The Transformer decoder is fundamental to sequence generation in seq2seq tasks. It reconstructs the target sequence token by token, leveraging the encoded representation of the input. Its key mechanisms include:

  • Masked Self-Attention: To process the history of generated tokens without peeking ahead.
  • Cross-Attention: To integrate information from the encoder's output and align with the input context.
  • Feedforward Networks: For further transformation and refinement of the representations.

By stacking these components and employing positional encodings, the decoder effectively learns to generate coherent and contextually relevant output sequences.

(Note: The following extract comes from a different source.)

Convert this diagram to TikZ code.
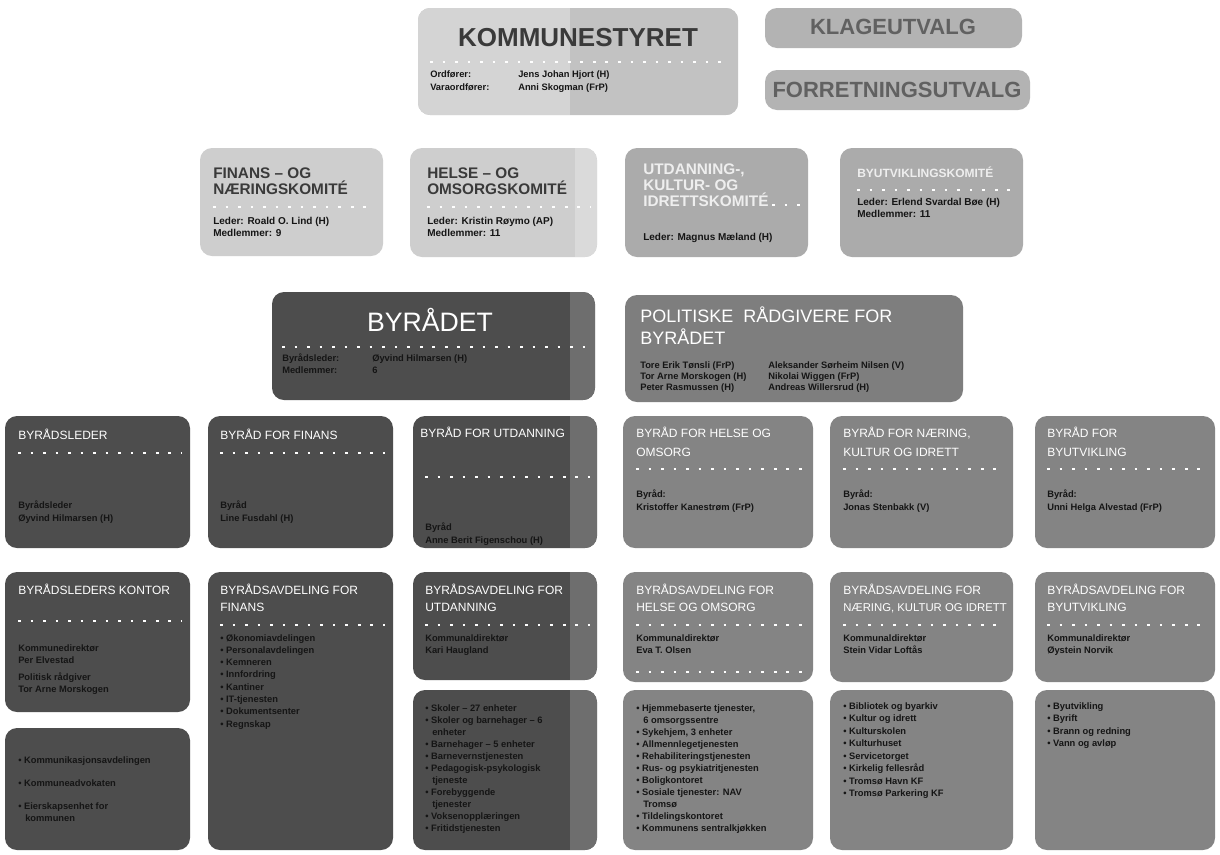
\documentclass[tikz,border=0pt]{standalone}
\usepackage{fontspec}
\setmainfont{Liberation Sans}
\usetikzlibrary{fit}
\definecolor{klight}{HTML}{D4D4D4}
\definecolor{kright}{HTML}{C2C2C2}
\definecolor{clight}{HTML}{CECECE}
\definecolor{cstrip}{HTML}{DADADA}
\definecolor{cmid}{HTML}{ABABAB}
\definecolor{klage}{HTML}{B3B3B3}
\definecolor{dark}{HTML}{4D4D4D}
\definecolor{darkstrip}{HTML}{6E6E6E}
\definecolor{mid}{HTML}{848484}
\definecolor{polit}{HTML}{7E7E7E}
\definecolor{txtdark}{HTML}{151515}
\definecolor{ttldark}{HTML}{3A3A3A}
\definecolor{ttllight}{HTML}{EEEEEE}
\newcounter{tn}
\newcommand{\bx}[6]{\node[fit={(#2,#3)(#4,#5)}, inner sep=0pt, outer sep=0pt, boxst, #6] (#1) {};}
\newcommand{\strp}[6]{\begin{scope}\clip[rounded corners=9pt] (#1,#2) rectangle (#3,#4);\fill[#6] (#5,#2) rectangle (#3,#4);\end{scope}}
\newcommand{\tx}[4]{\stepcounter{tn}\node[anchor=base west, inner sep=0pt, #4] (t\arabic{tn}) at (#1,#2) {#3};}
\newcommand{\tc}[4]{\stepcounter{tn}\node[anchor=base, inner sep=0pt, #4] (t\arabic{tn}) at (#1,#2) {#3};}
\newcommand{\dl}[3]{\draw[dotline] (#1,#3) -- (#2,#3);}
\begin{document}
\begin{tikzpicture}[x=0.75pt,y=-0.75pt,
  boxst/.style={rectangle, rounded corners=9pt, draw=none},
  dotline/.style={white, line width=2pt, dash pattern=on 2pt off 7.4pt},
  kt/.style={font=\fontsize{19.5}{20}\selectfont\bfseries, text=ttldark},
  ut/.style={font=\fontsize{16.5}{18}\selectfont\bfseries, text=ttldark!80},
  ct/.style={font=\fontsize{11.5}{12}\selectfont\bfseries, text=ttldark},
  clt/.style={font=\fontsize{11.5}{12}\selectfont\bfseries, text=ttllight},
  bt/.style={font=\fontsize{7}{8}\selectfont\bfseries, text=txtdark},
  cb/.style={font=\fontsize{7.5}{8.5}\selectfont\bfseries, text=txtdark},
  wt/.style={font=\fontsize{9}{10}\selectfont, text=white},
  bigw/.style={font=\fontsize{20}{22}\selectfont, text=white},
  polw/.style={font=\fontsize{13.5}{15}\selectfont, text=white}]
\useasboundingbox (0,0) rectangle (1220,854);
\fill[white] (0,0) rectangle (1220,854);

% ---------------- Kommunestyret ----------------
\bx{kommunestyret}{418}{8}{738}{115}{fill=kright}
\strp{418}{8}{738}{115}{418}{klight}
\begin{scope}\clip[rounded corners=9pt] (418,8) rectangle (738,115);\fill[kright] (570,8) rectangle (738,115);\end{scope}
\tc{578}{46}{KOMMUNESTYRET}{kt}
\dl{430}{728}{62}
\tx{430}{77}{Ordfører:}{bt}
\tx{518}{77}{Jens Johan Hjort (H)}{bt}
\tx{430}{90}{Varaordfører:}{bt}
\tx{518}{90}{Anni Skogman (FrP)}{bt}

\bx{klageutvalg}{765}{8}{1022}{48}{fill=klage}
\tc{893}{34}{KLAGEUTVALG}{ut}
\bx{forretning}{765}{70}{1030}{110}{fill=klage}
\tc{897}{97}{FORRETNINGSUTVALG}{ut}

% ---------------- Komiteer ----------------
\bx{finanskom}{200}{148}{383}{256}{fill=clight}
\tx{213}{178}{FINANS – OG}{ct}
\tx{213}{194}{NÆRINGSKOMITÉ}{ct}
\dl{213}{375}{207}
\tx{213}{224}{Leder: Roald O. Lind (H)}{cb}
\tx{213}{236}{Medlemmer: 9}{cb}

\bx{helsekom}{410}{148}{597}{257}{fill=clight}
\strp{410}{148}{597}{257}{575}{cstrip}
\tx{427}{178}{HELSE – OG}{ct}
\tx{427}{194}{OMSORGSKOMITÉ}{ct}
\dl{427}{590}{207}
\tx{427}{224}{Leder: Kristin Røymo (AP)}{cb}
\tx{427}{236}{Medlemmer: 11}{cb}

\bx{utdkom}{625}{148}{808}{257}{fill=cmid}
\dl{772}{800}{205}
\tx{643}{174}{UTDANNING-,}{clt}
\tx{643}{190}{KULTUR- OG}{clt}
\tx{643}{206}{IDRETTSKOMITÉ}{clt}
\tx{643}{240}{Leder: Magnus Mæland (H)}{cb}

\bx{byutvkom}{840}{148}{1023}{257}{fill=cmid}
\tx{857}{177}{BYUTVIKLINGSKOMITÉ}{clt, font=\fontsize{9}{10}\selectfont\bfseries}
\dl{857}{1015}{190}
\tx{857}{205}{Leder: Erlend Svardal Bøe (H)}{cb}
\tx{857}{217}{Medlemmer: 11}{cb}

% ---------------- Byrådet ----------------
\bx{byraadet}{272}{292}{595}{400}{fill=dark}
\strp{272}{292}{595}{400}{570}{darkstrip}
\tc{430}{331}{BYRÅDET}{bigw}
\dl{282}{588}{347}
\tx{282}{361}{Byrådsleder:}{bt}
\tx{372}{361}{Øyvind Hilmarsen (H)}{bt}
\tx{282}{373}{Medlemmer:}{bt}
\tx{372}{373}{6}{bt}

\bx{politiske}{625}{295}{963}{402}{fill=polit}
\tx{640}{322}{POLITISKE\ \ RÅDGIVERE FOR}{polw}
\tx{640}{344}{BYRÅDET}{polw}
\tx{640}{368}{Tore Erik Tønsli (FrP)}{bt}
\tx{640}{379}{Tor Arne Morskogen (H)}{bt}
\tx{640}{390}{Peter Rasmussen (H)}{bt}
\tx{768}{368}{Aleksander Sørheim Nilsen (V)}{bt}
\tx{768}{379}{Nikolai Wiggen (FrP)}{bt}
\tx{768}{390}{Andreas Willersrud (H)}{bt}

% ---------------- Byråder ----------------
\bx{byraadsleder}{5}{416}{190}{548}{fill=dark}
\tx{18}{439}{BYRÅDSLEDER}{wt}
\dl{18}{182}{453}
\tx{18}{508}{Byrådsleder}{bt}
\tx{18}{521}{Øyvind Hilmarsen (H)}{bt}

\bx{byraadfinans}{208}{416}{393}{548}{fill=dark}
\tx{220}{439}{BYRÅD FOR FINANS}{wt}
\dl{220}{385}{453}
\tx{220}{508}{Byråd}{bt}
\tx{220}{521}{Line Fusdahl (H)}{bt}

\bx{byraadutd}{413}{416}{597}{548}{fill=dark}
\strp{413}{416}{597}{548}{570}{darkstrip}
\tx{420}{437}{BYRÅD FOR UTDANNING}{wt}
\dl{425}{590}{477}
\tx{425}{530}{Byråd}{bt}
\tx{425}{543}{Anne Berit Figenschou (H)}{bt}

\bx{byraadhelse}{623}{416}{813}{548}{fill=mid}
\tx{636}{437}{BYRÅD FOR HELSE OG}{wt}
\tx{636}{456}{OMSORG}{wt}
\dl{636}{805}{469}
\tx{636}{497}{Byråd:}{bt}
\tx{636}{510}{Kristoffer Kanestrøm (FrP)}{bt}

\bx{byraadnaering}{830}{416}{1013}{548}{fill=mid}
\tx{843}{437}{BYRÅD FOR NÆRING,}{wt}
\tx{843}{456}{KULTUR OG IDRETT}{wt}
\dl{843}{1005}{469}
\tx{843}{497}{Byråd:}{bt}
\tx{843}{510}{Jonas Stenbakk (V)}{bt}

\bx{byraadbyutv}{1035}{416}{1215}{548}{fill=mid}
\tx{1047}{437}{BYRÅD FOR}{wt}
\tx{1047}{456}{BYUTVIKLING}{wt}
\dl{1047}{1208}{469}
\tx{1047}{497}{Byråd:}{bt}
\tx{1047}{510}{Unni Helga Alvestad (FrP)}{bt}

% ---------------- Byrådsavdelinger ----------------
\bx{lederkontor}{5}{572}{190}{712}{fill=dark}
\tx{18}{594}{BYRÅDSLEDERS KONTOR}{wt}
\dl{18}{182}{621}
\tx{18}{651}{Kommunedirektør}{bt}
\tx{18}{663}{Per Elvestad}{bt}
\tx{18}{680}{Politisk rådgiver}{bt}
\tx{18}{692}{Tor Arne Morskogen}{bt}

\bx{lederliste}{5}{728}{190}{850}{fill=dark}
\tx{18}{763}{• Kommunikasjonsavdelingen}{bt}
\tx{18}{786}{• Kommuneadvokaten}{bt}
\tx{18}{809}{• Eierskapsenhet for}{bt}
\tx{25}{821}{kommunen}{bt}

\bx{finansavd}{208}{572}{393}{850}{fill=dark}
\tx{220}{594}{BYRÅDSAVDELING FOR}{wt}
\tx{220}{611}{FINANS}{wt}
\dl{220}{385}{625}
\tx{220}{641}{• Økonomiavdelingen}{bt}
\tx{220}{653.3}{• Personalavdelingen}{bt}
\tx{220}{665.6}{• Kemneren}{bt}
\tx{220}{677.9}{• Innfordring}{bt}
\tx{220}{690.2}{• Kantiner}{bt}
\tx{220}{702.5}{• IT-tjenesten}{bt}
\tx{220}{714.8}{• Dokumentsenter}{bt}
\tx{220}{727.1}{• Regnskap}{bt}

\bx{utdavd}{413}{572}{597}{680}{fill=dark}
\strp{413}{572}{597}{680}{570}{darkstrip}
\tx{425}{594}{BYRÅDSAVDELING FOR}{wt}
\tx{425}{611}{UTDANNING}{wt}
\dl{425}{590}{625}
\tx{425}{641}{Kommunaldirektør}{bt}
\tx{425}{653}{Kari Haugland}{bt}

\bx{utdliste}{413}{690}{597}{850}{fill=dark}
\strp{413}{690}{597}{850}{570}{darkstrip}
\tx{425}{711}{• Skoler – 27 enheter}{bt}
\tx{425}{723}{• Skoler og barnehager – 6}{bt}
\tx{432}{735}{enheter}{bt}
\tx{425}{747}{• Barnehager – 5 enheter}{bt}
\tx{425}{759}{• Barnevernstjenesten}{bt}
\tx{425}{771}{• Pedagogisk-psykologisk}{bt}
\tx{432}{783}{tjeneste}{bt}
\tx{425}{795}{• Forebyggende}{bt}
\tx{432}{807}{tjenester}{bt}
\tx{425}{819}{• Voksenopplæringen}{bt}
\tx{425}{831}{• Fritidstjenesten}{bt}

\bx{helseavd}{623}{572}{813}{682}{fill=mid}
\tx{636}{594}{BYRÅDSAVDELING FOR}{wt}
\tx{636}{611}{HELSE OG OMSORG}{wt}
\dl{636}{805}{625}
\tx{636}{641}{Kommunaldirektør}{bt}
\tx{636}{653}{Eva T. Olsen}{bt}
\dl{636}{805}{672}

\bx{helseliste}{623}{690}{813}{850}{fill=mid}
\tx{636}{711}{• Hjemmebaserte tjenester,}{bt}
\tx{643}{723}{6 omsorgssentre}{bt}
\tx{636}{735}{• Sykehjem, 3 enheter}{bt}
\tx{636}{747}{• Allmennlegetjenesten}{bt}
\tx{636}{759}{• Rehabiliteringstjenesten}{bt}
\tx{636}{771}{• Rus- og psykiatritjenesten}{bt}
\tx{636}{783}{• Boligkontoret}{bt}
\tx{636}{795}{• Sosiale tjenester: NAV}{bt}
\tx{643}{807}{Tromsø}{bt}
\tx{636}{819}{• Tildelingskontoret}{bt}
\tx{636}{831}{• Kommunens sentralkjøkken}{bt}

\bx{naeringavd}{830}{572}{1013}{682}{fill=mid}
\tx{843}{594}{BYRÅDSAVDELING FOR}{wt}
\tx{843}{611}{NÆRING, KULTUR OG IDRETT}{wt, font=\fontsize{8.5}{10}\selectfont}
\dl{843}{1005}{625}
\tx{843}{641}{Kommunaldirektør}{bt}
\tx{843}{653}{Stein Vidar Loftås}{bt}

\bx{naeringliste}{830}{690}{1013}{850}{fill=mid}
\tx{843}{709}{• Bibliotek og byarkiv}{bt}
\tx{843}{721.5}{• Kultur og idrett}{bt}
\tx{843}{734}{• Kulturskolen}{bt}
\tx{843}{746.5}{• Kulturhuset}{bt}
\tx{843}{759}{• Servicetorget}{bt}
\tx{843}{771.5}{• Kirkelig fellesråd}{bt}
\tx{843}{784}{• Tromsø Havn KF}{bt}
\tx{843}{796.5}{• Tromsø Parkering KF}{bt}

\bx{byutvavd}{1035}{572}{1215}{682}{fill=mid}
\tx{1047}{594}{BYRÅDSAVDELING FOR}{wt}
\tx{1047}{611}{BYUTVIKLING}{wt}
\dl{1047}{1208}{625}
\tx{1047}{641}{Kommunaldirektør}{bt}
\tx{1047}{653}{Øystein Norvik}{bt}

\bx{byutvliste}{1035}{690}{1215}{850}{fill=mid}
\tx{1047}{709}{• Byutvikling}{bt}
\tx{1047}{721.5}{• Byrift}{bt}
\tx{1047}{734}{• Brann og redning}{bt}
\tx{1047}{746.5}{• Vann og avløp}{bt}
\end{tikzpicture}
\end{document}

Potential Interview Questions:

  • What is the primary role of the Transformer decoder in an encoder-decoder model?
  • How does the decoder utilize the encoder's output during the generation process?
  • Explain the necessity and functionality of masked multi-head attention in the decoder.
  • Differentiate between masked self-attention and cross-attention within the decoder.
  • Describe the step-by-step input processing of the decoder at each time step.
  • What is the significance of positional encoding in the context of the decoder?
  • What is the outcome when the decoder generates the <eos> token?
  • How do residual connections and layer normalization contribute to the decoder's training stability?
  • List and briefly describe the three core sublayers of a Transformer decoder block.
  • How does the Transformer decoder prevent the model from accessing future tokens during training?